Dejemos para dentro de un momento el desarrollo del comentario, para decir primero algo incontrastable que debería tornar esta discusión completamente estéril: quien ha instalado el concepto de “lucha de clases” (lo que conlleva, obviamente, la idea del odio de unas clases contra otras) ha sido la izquierda internacional desde la mismísima concepción clasista del marxismo que el gobierno kirchnerista y las fuerzas “progresistas” que lo componen reivindican.
Recordemos que el Partido Comunista integra formalmente el Frente de Todos y sus integrantes han ganado por la vía de la infiltración en el peronismo el acceso a numerosos puestos clave en la administración.
Si hay algo que es el comunismo es “táctico”: el comunismo es profundamente táctico.
Todo lo que hace, lo hace como fruto de un profundo estudio de las fuerzas en juego y aplica un grado de malicia astuta muy marcada en todas sus decisiones.
Digamos que si pusiera toda esa enjundia táctica y toda esa “inteligencia” (la malicia es una especie de forma indecente de la “inteligencia”) para el bien, sería imparable y probablemente generaría un bienestar insuperable.
Pero lamentablemente ha decidido dedicar esa energía a buscar el mal.
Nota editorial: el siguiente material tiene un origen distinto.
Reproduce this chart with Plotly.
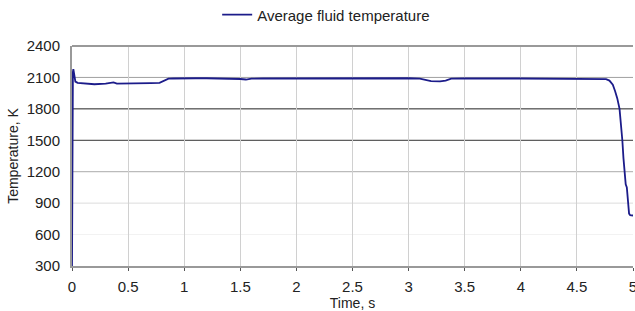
import plotly.graph_objects as go

time_s = [0, 0.003, 0.008, 0.012, 0.02, 0.03, 0.05, 0.08, 0.12, 0.15, 0.2, 0.3, 0.35, 0.37,
          0.4, 0.5, 0.6, 0.7, 0.78, 0.82, 0.86, 0.9, 1.0, 1.05, 1.1, 1.2, 1.4, 1.5, 1.55,
          1.6, 1.7, 2.0, 2.5, 3.0, 3.1, 3.15, 3.2, 3.28, 3.33, 3.38, 3.5, 4.0, 4.5, 4.7,
          4.76, 4.79, 4.82, 4.84, 4.86, 4.88, 4.895, 4.905, 4.915, 4.925, 4.935, 4.945,
          4.955, 4.965, 4.975, 5.0]
temperature_k = [300, 1400, 2150, 2180, 2120, 2060, 2048, 2045, 2040, 2035, 2035, 2040, 2045,
                 2052, 2040, 2040, 2042, 2045, 2048, 2065, 2088, 2090, 2092, 2098, 2092, 2092,
                 2090, 2085, 2080, 2088, 2090, 2092, 2092, 2092, 2088, 2075, 2065, 2063, 2070,
                 2088, 2090, 2090, 2088, 2085, 2083, 2070, 2030, 1970, 1900, 1800, 1650, 1500,
                 1330, 1150, 1080, 1050, 900, 800, 785, 782]

y_ticks = [300, 600, 900, 1200, 1500, 1800, 2100, 2400]
x_ticks = [0, 0.5, 1, 1.5, 2, 2.5, 3, 3.5, 4, 4.5, 5]
grid_values = [600, 900, 1200, 1500, 1800, 2100]

FONT = "Liberation Sans, Arial, sans-serif"
FS = 15
GRID_COLORS = ["#f2f2f2", "#dcdcdc", "#aaaaaa", "#333333", "#222222", "#a0a0a0"]

fig = go.Figure()
fig.add_trace(go.Scatter(
    x=time_s, y=temperature_k, mode="lines",
    name="Average fluid temperature",
    line=dict(color="#1c1c8a", width=1.8),
))

for v, c in zip(grid_values, GRID_COLORS):
    fig.add_shape(type="line", xref="paper", x0=0, x1=1, yref="y", y0=v, y1=v,
                  line=dict(color=c, width=1), layer="below")

fig.update_layout(
    width=635, height=311,
    margin=dict(l=72, r=2, t=46, b=45, autoexpand=False),
    paper_bgcolor="white", plot_bgcolor="white",
    font=dict(family=FONT, size=FS, color="#222222"),
    showlegend=True,
    legend=dict(orientation="h", x=0.342, xanchor="left", xref="container",
                y=0.952, yanchor="middle", yref="container",
                font=dict(size=FS), itemwidth=30, bgcolor="rgba(0,0,0,0)"),
    xaxis=dict(range=[0, 5], tickvals=x_ticks, ticktext=[f"{t:g}" for t in x_ticks],
               showgrid=True, gridcolor="#d0d0d0", gridwidth=1,
               showline=True, linecolor="#999999", linewidth=2, mirror=False,
               ticks="outside", ticklen=3, tickcolor="#555555",
               ticklabelstandoff=3, automargin=False, ticklabeloverflow="allow",
               zeroline=False,
               title=dict(text="Time, s", font=dict(size=14), standoff=3)),
    yaxis=dict(range=[300, 2400], tickvals=y_ticks,
               showgrid=False,
               showline=True, linecolor="#999999", linewidth=2, mirror=False,
               ticks="", zeroline=False, automargin=False,
               ticklabelstandoff=7,
               title=dict(text="Temperature, K", font=dict(size=14), standoff=5)),
)
# top border
fig.add_shape(type="line", xref="paper", yref="paper", x0=0, x1=1, y0=1, y1=1,
              line=dict(color="#999999", width=2))

fig.write_html("out.html", config={"displayModeBar": False},
               post_script="document.body.style.margin='0';document.body.style.padding='0';")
Y por cierto que ha sido bien eficiente en eso.
Confundir es otro de los artes del comunismo. Mezclar todo en una mixtura indescifrable en donde nadie distingue nada, es otra de sus tácticas preferidas.
El otro día incrustó, por ejemplo, un móvil de un medio de comunicación a su servicio en plena manifestación opositora.
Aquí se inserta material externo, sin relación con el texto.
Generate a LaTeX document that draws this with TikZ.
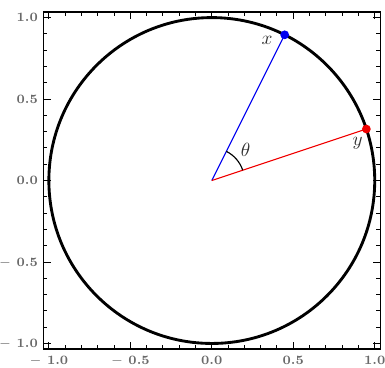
\documentclass[tikz,border=0pt]{standalone}
\usepackage{tikz}
\usetikzlibrary{angles}
\definecolor{ticklbl}{RGB}{105,105,105}
\definecolor{ptblue}{RGB}{0,0,240}
\definecolor{ptred}{RGB}{240,0,0}

\begin{document}
\begin{tikzpicture}[
  x=3cm, y=3cm,
  frame/.style={draw=black, line width=0.7pt},
  tickmark/.style={line width=0.5pt},
  ticklabel/.style={font=\fontsize{6.7}{8}\selectfont\bfseries, text=ticklbl, inner sep=0pt},
  unitcircle/.style={draw=black, line width=1.5pt},
  dot/.style={circle, inner sep=0pt, minimum size=4.6pt},
  ptlabel/.style={font=\normalsize, text=black!80, inner sep=0pt}
]
  \useasboundingbox (-1.300,-1.150) rectangle (1.063,1.108);

  % frame and ticks
  \draw[frame] (-1.035,-1.035) rectangle (1.035,1.035);
  \foreach \i in {-10,...,10} {
    \draw[tickmark] (\i/10,-1.035) -- ++(0,0.025);
    \draw[tickmark] (\i/10,1.035) -- ++(0,-0.025);
    \draw[tickmark] (-1.035,\i/10) -- ++(0.025,0);
    \draw[tickmark] (1.035,\i/10) -- ++(-0.025,0);
  }
  \foreach \v/\t in {-1/{$-$ 1.0}, -0.5/{$-$ 0.5}, 0/0.0, 0.5/0.5, 1/1.0} {
    \draw[tickmark] (\v,-1.035) -- ++(0,0.045);
    \draw[tickmark] (\v,1.035) -- ++(0,-0.045);
    \draw[tickmark] (-1.035,\v) -- ++(0.045,0);
    \draw[tickmark] (1.035,\v) -- ++(-0.045,0);
    \node[ticklabel, anchor=base] at (\v,-1.127) {\t};
    \node[ticklabel, anchor=mid east] at (-1.065,\v) {\t};
  }

  % circle and points
  \coordinate (o) at (0,0);
  \draw[unitcircle] (o) circle (1);
  \coordinate (xp) at (63.43:1);
  \coordinate (yp) at (18.43:1);
  \draw[ptblue, line width=0.6pt] (o) -- (xp);
  \draw[ptred, line width=0.6pt] (o) -- (yp);
  \pic[draw, line width=0.6pt, angle radius=0.6cm] {angle=yp--o--xp};
  \node[dot, fill=ptblue] (x) at (xp) {};
  \node[dot, fill=ptred] (y) at (yp) {};

  \node[ptlabel] (xlbl) at (0.34,0.862) {$x$};
  \node[ptlabel] (ylbl) at (0.895,0.226) {$y$};
  \node[ptlabel] (theta) at (0.208,0.188) {$\theta$};
\end{tikzpicture}
\end{document}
Pero no se conformó con eso: mandó a alguno de sus agentes (y esto lo documentan numerosos vídeos que se han conocido a partir de los sucesos ocurridos en el Obelisco el 9 de Julio) a empiojar la escena, siendo ellos los iniciadores de los incidentes.
La cuestión del odio ha sido identificada ahora como una carta fuerte de la cual el fascismo puede obtener una ventaja colateral.
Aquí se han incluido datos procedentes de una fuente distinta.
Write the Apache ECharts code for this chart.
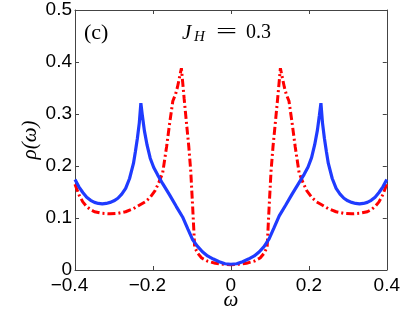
<!DOCTYPE html>
<html>
<head>
<meta charset="utf-8">
<script src="https://cdn.jsdelivr.net/npm/echarts@6/dist/echarts.min.js"></script>
<style>
  html, body { margin: 0; padding: 0; background: #fff; }
  #chart { width: 403px; height: 330px; }
</style>
</head>
<body>
<div id="chart"></div>
<script>
// blue solid curve
var omegaBlue = [-0.40,-0.39,-0.38,-0.37,-0.36,-0.35,-0.34,-0.33,-0.32,-0.31,-0.30,-0.29,-0.28,-0.27,-0.26,-0.25,
  -0.245,-0.24,-0.235,-0.231,-0.227,-0.222,-0.215,-0.207,-0.198,-0.188,-0.175,-0.157,-0.14,-0.124,-0.11,-0.098,-0.085,-0.073,-0.06,-0.045,-0.03,-0.015,0,
  0.015,0.03,0.045,0.06,0.073,0.085,0.098,0.11,0.124,0.14,0.157,0.175,0.188,0.198,0.207,0.215,0.222,0.227,0.231,
  0.235,0.24,0.245,0.25,0.26,0.27,0.28,0.29,0.30,0.31,0.32,0.33,0.34,0.35,0.36,0.37,0.38,0.39,0.40];
var rhoBlue = [0.174,0.160,0.149,0.140,0.134,0.130,0.128,0.127,0.128,0.130,0.133,0.138,0.146,0.157,0.176,0.205,
  0.228,0.253,0.283,0.321,0.296,0.268,0.240,0.215,0.197,0.183,0.166,0.144,0.122,0.102,0.078,0.058,0.045,0.035,0.027,0.021,0.016,0.012,0.011,
  0.012,0.016,0.021,0.027,0.035,0.045,0.060,0.080,0.104,0.124,0.146,0.168,0.184,0.198,0.216,0.241,0.269,0.297,0.321,
  0.283,0.253,0.228,0.205,0.176,0.157,0.146,0.138,0.133,0.130,0.128,0.127,0.128,0.130,0.134,0.140,0.149,0.160,0.174];

// red dash-dot curve
var omegaRed = [-0.40,-0.39,-0.38,-0.37,-0.36,-0.35,-0.33,-0.31,-0.29,-0.27,-0.25,
  -0.234,-0.22,-0.208,-0.195,-0.185,-0.175,-0.165,-0.157,-0.149,-0.142,-0.137,-0.127,
  -0.12,-0.114,-0.108,-0.103,-0.098,-0.093,-0.085,-0.075,-0.06,-0.04,-0.02,0,
  0.02,0.04,0.06,0.075,0.085,0.093,0.098,0.103,0.108,0.114,0.12,0.127,
  0.137,0.142,0.149,0.157,0.165,0.175,0.185,0.195,0.208,0.22,0.234,
  0.25,0.27,0.29,0.31,0.33,0.35,0.36,0.37,0.38,0.39,0.40];
var rhoRed = [0.165,0.145,0.131,0.122,0.116,0.112,0.109,0.108,0.109,0.112,0.118,
  0.125,0.131,0.139,0.152,0.168,0.187,0.237,0.283,0.325,0.338,0.352,0.388,
  0.330,0.283,0.237,0.190,0.120,0.044,0.032,0.023,0.017,0.013,0.011,0.010,
  0.011,0.013,0.017,0.023,0.032,0.044,0.120,0.190,0.237,0.283,0.330,0.388,
  0.352,0.338,0.325,0.283,0.237,0.187,0.168,0.152,0.139,0.131,0.125,
  0.118,0.112,0.109,0.108,0.109,0.112,0.116,0.122,0.131,0.145,0.165];

var xTicks = [-0.4, -0.2, 0, 0.2, 0.4];
var yTicks = [0, 0.1, 0.2, 0.3, 0.4, 0.5];

function pairs(xs, ys) {
  return xs.map(function (x, i) { return [x, ys[i]]; });
}

var axisColor = '#444';
var tickFont = 'Liberation Sans, Arial, sans-serif';
var serif = 'Liberation Serif, Times New Roman, serif';

var chart = echarts.init(document.getElementById('chart'), null, {renderer: 'canvas'});

var option = {
  animation: false,
  backgroundColor: '#fff',
  grid: {left: 75, right: 15, top: 10, bottom: 60},
  xAxis: [
    {
      type: 'value', min: -0.4, max: 0.4, interval: 0.2,
      name: 'ω', nameLocation: 'middle', nameGap: 20, nameMoveOverlap: false,
      nameTextStyle: {fontFamily: serif, fontStyle: 'italic', fontSize: 21, color: '#000'},
      axisLine: {onZero: false, lineStyle: {color: axisColor, width: 1}},
      axisTick: {inside: true, length: 4, lineStyle: {color: axisColor}},
      splitLine: {show: false},
      axisLabel: {
        margin: 6, fontSize: 19, fontFamily: tickFont, color: '#000',
        formatter: function (v) {
          var s = Math.abs(v) < 1e-9 ? '0' : Math.abs(v).toFixed(1);
          return v < -1e-9 ? '−' + s + '{h|−}' : s;
        },
        rich: {h: {fontSize: 19, fontFamily: tickFont, color: 'rgba(0,0,0,0)'}}
      }
    },
    {
      type: 'value', position: 'top', min: -0.4, max: 0.4, interval: 0.2,
      axisLine: {onZero: false, lineStyle: {color: axisColor, width: 1}},
      axisTick: {inside: true, length: 4, lineStyle: {color: axisColor}},
      axisLabel: {show: false},
      splitLine: {show: false}
    }
  ],
  yAxis: [
    {
      type: 'value', min: 0, max: 0.5, interval: 0.1,
      name: 'ρ(ω)', nameLocation: 'middle', nameGap: 34, nameRotate: 90, nameMoveOverlap: false,
      nameTextStyle: {fontFamily: serif, fontStyle: 'italic', fontSize: 21, color: '#000'},
      axisLine: {onZero: false, lineStyle: {color: axisColor, width: 1}},
      axisTick: {inside: true, length: 4, lineStyle: {color: axisColor}},
      splitLine: {show: false},
      axisLabel: {
        margin: 3, fontSize: 19, fontFamily: tickFont, color: '#000',
        formatter: function (v) { return Math.abs(v) < 1e-9 ? '0' : v.toFixed(1); }
      }
    },
    {
      type: 'value', position: 'right', min: 0, max: 0.5, interval: 0.1,
      axisLine: {onZero: false, lineStyle: {color: axisColor, width: 1}},
      axisTick: {inside: true, length: 4, lineStyle: {color: axisColor}},
      axisLabel: {show: false},
      splitLine: {show: false}
    }
  ],
  series: [
    {
      type: 'line', data: pairs(omegaBlue, rhoBlue),
      showSymbol: false, symbol: 'none',
      lineStyle: {color: '#1f3bff', width: 3.2, type: 'solid'},
      z: 3
    },
    {
      type: 'line', data: pairs(omegaRed, rhoRed),
      showSymbol: false, symbol: 'none',
      lineStyle: {color: '#ff0000', width: 3, type: [8, 3, 2, 3], cap: 'butt'},
      z: 2
    }
  ],
  graphic: [
    {type: 'text', left: 84, top: 22,
      style: {text: '(c)', font: '22px ' + serif, fill: '#000'}},
    {type: 'text', left: 182, top: 23,
      style: {text: 'J', font: 'italic 21px ' + serif, fill: '#000'}},
    {type: 'text', left: 194, top: 30,
      style: {text: 'H', font: 'italic 15px ' + serif, fill: '#000'}},
    {type: 'text', left: 216, top: 21, scaleX: 1.7,
      style: {text: '=', font: '22px ' + serif, fill: '#000'}},
    {type: 'text', left: 246, top: 23,
      style: {text: '0.3', font: '20px ' + serif, fill: '#000'}}
  ]
};

chart.setOption(option);
</script>
</body>
</html>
Para quien esté atento a lo que sucede en el escenario no le resultará extraño ver cómo, de repente, y de modo sincronizado, todos los agentes orgánicos de la causa han comenzado a hablar del “odio”.
Desde personajes aparentemente secundarios -como en principio podría ser, por ejemplo, un periodista deportivo- hasta el mismísimo presidente de la nación han puesto al “odio” encima de la mesa, como si ellos no tuvieran nada que ver con el tema y como si el odio fuera una creación exclusiva de quienes no piensan como ellos.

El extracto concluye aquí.